FTC v. Ovation Opinion

Josh Wright —  9 September 2010

The opinion in Ovation (i.e. FTC v. Lundbeck) is now available.  Commentary to follow.

UPDATE: The first footnote in Judge Ericksen’s opinion notes that “the FTC and Minnesota began their closing argument by disclaiming the notion that these cases were ‘about unhappiness about the high price of Indocin.’  Nevertheless, the FTC and Minnesota cited in their post-trial response a press release issued by the FTC to announce the action’s commencement.  The press release asserts that the acquisition of NeoProfen resulted in the increase of Indocin IV’s price by almost 1300%; characterizes the prices charged by Lundbeck as ‘artificially high;’ and notes one commissioner’s view that Lundbeck’s ‘profiteering on the backs of critically ill premature babies is not only immoral, it is illegal.”

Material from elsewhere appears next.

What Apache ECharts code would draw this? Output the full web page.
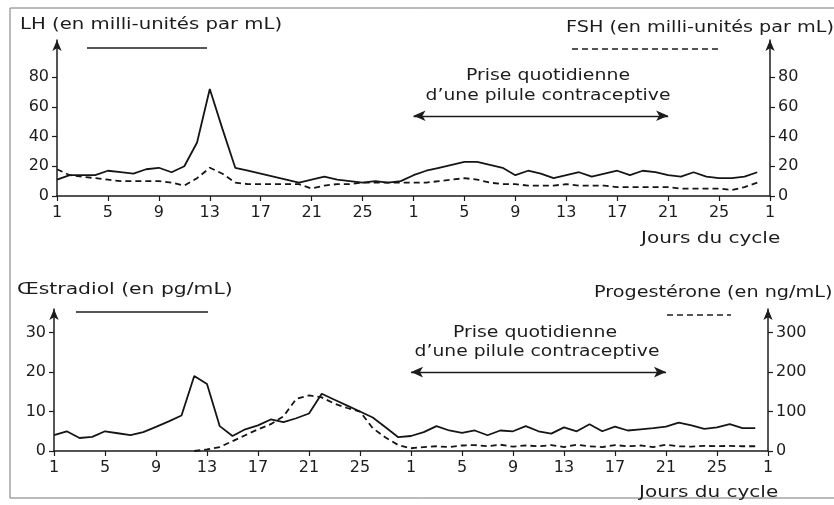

The morality line belongs to Chairman Leibowitz.  These cases certainly would be less complicated if they were easy enough to cast them accurately by assigning positions that are pro and anti- the health of premature babies.  Though I suspect that line renders it fair game to ask what the Chairman might think about the morality of antitrust policy that reduces the incentive to innovate new drugs for premature babies or other conditions.  Judge Ericksen also singles out the press release, which takes a similar heartstring-tugging approach:

Because there are no other drugs available to treat patent ductus arteriosus, hospitals treating babies with this critical condition have no choice but to pay Ovation’s monopoly price. And ultimately, the artificially high prices paid by hospitals are passed on to families, government programs such as Medicaid, and other public and private purchasers.

My critique of the FTC enforcement theory in Ovation is here; though it should be noted that Judge Ericksen’s opinion turns on market definition.

The FTC has not yet issued a new press release.  Not even a webcast.